(Aim of the task): Count every line below in which "matplotlib" occurs, then give only the count.

►

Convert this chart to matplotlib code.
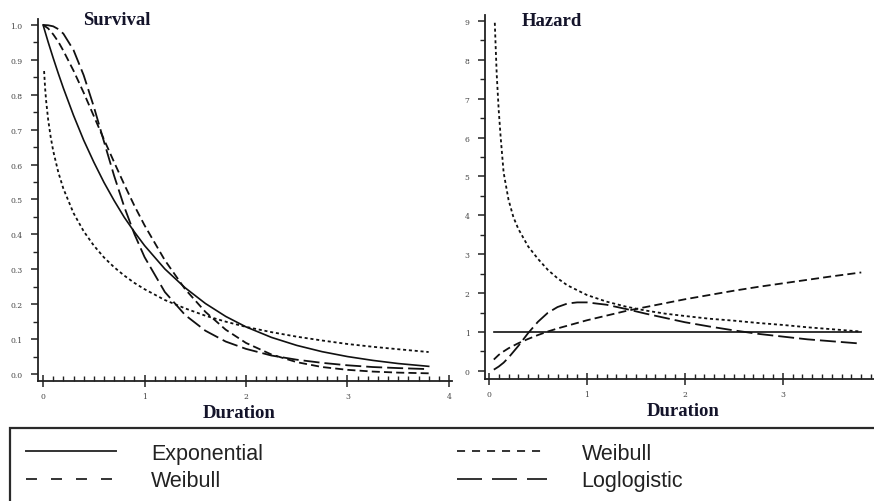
import matplotlib
matplotlib.use("Agg")
import matplotlib.pyplot as plt
from matplotlib.lines import Line2D
from matplotlib.patches import Rectangle
from matplotlib.ticker import MultipleLocator, FormatStrFormatter

plt.rcParams["lines.scale_dashes"] = False

W, H = 874, 502

# survival functions
surv_t = [0.0, 0.05, 0.1, 0.15, 0.2, 0.3, 0.4, 0.5, 0.6, 0.7, 0.8, 0.9, 1.0,
          1.2, 1.4, 1.6, 1.8, 2.0, 2.25, 2.5, 2.75, 3.0, 3.25, 3.5, 3.8]
surv_exp = [1.000, 0.951, 0.905, 0.861, 0.819, 0.741, 0.670, 0.607, 0.549,
            0.497, 0.449, 0.407, 0.368, 0.301, 0.247, 0.202, 0.165, 0.135,
            0.105, 0.082, 0.064, 0.050, 0.039, 0.030, 0.022]
surv_weib = [1.000, 0.990, 0.973, 0.952, 0.926, 0.869, 0.806, 0.739, 0.672,
             0.607, 0.543, 0.482, 0.426, 0.326, 0.243, 0.178, 0.127, 0.089,
             0.056, 0.034, 0.020, 0.012, 0.007, 0.004, 0.002]
surv_loglog = [1.000, 0.999, 0.996, 0.988, 0.975, 0.928, 0.856, 0.766, 0.666,
               0.568, 0.479, 0.401, 0.335, 0.235, 0.169, 0.124, 0.093, 0.072,
               0.053, 0.041, 0.032, 0.025, 0.020, 0.017, 0.014]
surv_weib2_t = [0.01, 0.02, 0.03, 0.05, 0.075, 0.1, 0.15, 0.2, 0.3, 0.4, 0.5,
                0.6, 0.7, 0.8, 0.9, 1.0, 1.2, 1.4, 1.6, 1.8, 2.0, 2.25, 2.5,
                2.75, 3.0, 3.25, 3.5, 3.8]
surv_weib2 = [0.868, 0.819, 0.783, 0.729, 0.679, 0.639, 0.578, 0.531, 0.461,
              0.409, 0.368, 0.334, 0.306, 0.282, 0.261, 0.243, 0.212, 0.188,
              0.167, 0.150, 0.135, 0.120, 0.107, 0.096, 0.086, 0.078, 0.071,
              0.063]

# hazard functions
haz_exp_t = [0.05, 3.8]
haz_exp = [1.0, 1.0]
haz_t = [0.05, 0.1, 0.15, 0.2, 0.3, 0.4, 0.5, 0.6, 0.7, 0.8, 0.9, 1.0, 1.2,
         1.4, 1.6, 1.8, 2.0, 2.25, 2.5, 2.75, 3.0, 3.25, 3.5, 3.8]
haz_weib = [0.29, 0.41, 0.50, 0.58, 0.71, 0.82, 0.92, 1.01, 1.09, 1.16, 1.23,
            1.30, 1.42, 1.54, 1.64, 1.74, 1.84, 1.95, 2.06, 2.16, 2.25, 2.34,
            2.43, 2.53]
haz_loglog = [0.03, 0.11, 0.21, 0.34, 0.64, 0.97, 1.26, 1.49, 1.64, 1.73,
              1.76, 1.76, 1.70, 1.59, 1.47, 1.36, 1.25, 1.14, 1.04, 0.95,
              0.88, 0.81, 0.76, 0.70]
haz_weib2_t = [0.06, 0.07, 0.08, 0.1, 0.12, 0.15, 0.2, 0.25, 0.3, 0.4, 0.5,
               0.6, 0.7, 0.8, 1.0, 1.2, 1.4, 1.6, 1.8, 2.0, 2.25, 2.5, 2.75,
               3.0, 3.25, 3.5, 3.8]
haz_weib2 = [8.95, 8.25, 7.6, 6.7, 6.0, 5.1, 4.4, 3.95, 3.65, 3.2, 2.88, 2.6,
             2.38, 2.2, 1.95, 1.78, 1.65, 1.55, 1.47, 1.41, 1.34, 1.29, 1.23,
             1.18, 1.12, 1.07, 1.01]

labels = ["Exponential", "Weibull", "Weibull", "Loglogistic"]

INK = "#111111"
SOLID = dict(color=INK, lw=1.2, ls="-")
DASHED = dict(color=INK, lw=1.3, ls=(0, (5.8, 3.0)))
DOTTED = dict(color=INK, lw=1.3, ls=(0, (2.2, 2.0)))
LONG = dict(color=INK, lw=1.3, ls=(0, (11.5, 3.6)))


def px_rect(x0, y0, x1, y1):
    return [x0 / W, 1 - y1 / H, (x1 - x0) / W, (y1 - y0) / H]


def style_axes(ax, xlim, ylim, ymajor, yminor, yfmt):
    ax.set_xlim(*xlim)
    ax.set_ylim(*ylim)
    for side in ("top", "right"):
        ax.spines[side].set_visible(False)
    for side in ("left", "bottom"):
        ax.spines[side].set_linewidth(1.3)
        ax.spines[side].set_color("#222222")
    ax.xaxis.set_major_locator(MultipleLocator(1))
    ax.xaxis.set_minor_locator(MultipleLocator(0.1))
    ax.yaxis.set_major_locator(MultipleLocator(ymajor))
    ax.yaxis.set_minor_locator(MultipleLocator(yminor))
    ax.xaxis.set_major_formatter(FormatStrFormatter("%d"))
    ax.yaxis.set_major_formatter(FormatStrFormatter(yfmt))
    ax.tick_params(axis="x", which="major", direction="inout", length=8,
                   width=1.1, pad=4, colors="#222222", labelcolor="#444444")
    ax.tick_params(axis="x", which="minor", direction="in", length=3.5,
                   width=1.0, colors="#222222")
    ax.tick_params(axis="y", which="major", direction="out", length=5,
                   width=1.1, pad=6, colors="#222222", labelcolor="#444444")
    ax.tick_params(axis="y", which="minor", direction="out", length=3.5,
                   width=1.0, colors="#222222")
    for lab in ax.get_xticklabels() + ax.get_yticklabels():
        lab.set_fontfamily("DejaVu Serif")
        lab.set_fontsize(5.5)


fig = plt.figure(figsize=(W / 100, H / 100), dpi=100)

# survival panel
ax1 = fig.add_axes(px_rect(38, 20, 452, 382))
ax1.plot(surv_t, surv_exp, **SOLID)
ax1.plot(surv_t, surv_weib, **DASHED)
ax1.plot(surv_weib2_t, surv_weib2, **DOTTED)
ax1.plot(surv_t, surv_loglog, **LONG)
style_axes(ax1, (-0.05, 4.03), (-0.02, 1.017), 0.1, 0.05, "%.1f")

# hazard panel
ax2 = fig.add_axes(px_rect(485, 16, 874, 380))
ax2.plot(haz_exp_t, haz_exp, **SOLID)
ax2.plot(haz_t, haz_weib, **DASHED)
ax2.plot(haz_weib2_t, haz_weib2, **DOTTED)
ax2.plot(haz_t, haz_loglog, **LONG)
style_axes(ax2, (-0.04, 3.93), (-0.21, 9.15), 1, 0.5, "%d")

title_font = dict(family="Liberation Serif", weight="bold", size=13.5,
                  color="#14142a", va="baseline")
fig.text(83 / W, 1 - 25 / H, "Survival", ha="left", **title_font)
fig.text(522 / W, 1 - 26 / H, "Hazard", ha="left", **title_font)
fig.text(239 / W, 1 - 418 / H, "Duration", ha="center", **title_font)
fig.text(683 / W, 1 - 416 / H, "Duration", ha="center", **title_font)

# legend box running off the bottom and right edges
fig.patches.append(Rectangle((10 / W, 1 - 530 / H), 900 / W, 101 / H,
                             transform=fig.transFigure, fill=False,
                             ec="#2a2a2a", lw=1.6))

handles = [
    Line2D([], [], color="#333333", lw=1.4, ls="-"),
    Line2D([], [], color="#333333", lw=1.4, ls=(0, (7.9, 10.1))),
    Line2D([], [], color="#333333", lw=1.4, ls=(0, (5.8, 5.0))),
    Line2D([], [], color="#333333", lw=1.4, ls=(0, (18.0, 7.2))),
]
fig.legend(handles, labels, ncol=2, loc="upper left",
           bbox_to_anchor=(26 / W, 1 - 444 / H), frameon=False,
           borderpad=0, borderaxespad=0, handlelength=4.2,
           handletextpad=1.6, columnspacing=9.0, labelspacing=0.3,
           prop={"family": "Liberation Sans", "size": 15.5},
           labelcolor="#222222")

fig.savefig("out.png", dpi=100)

◄

(Solution to the problem): 7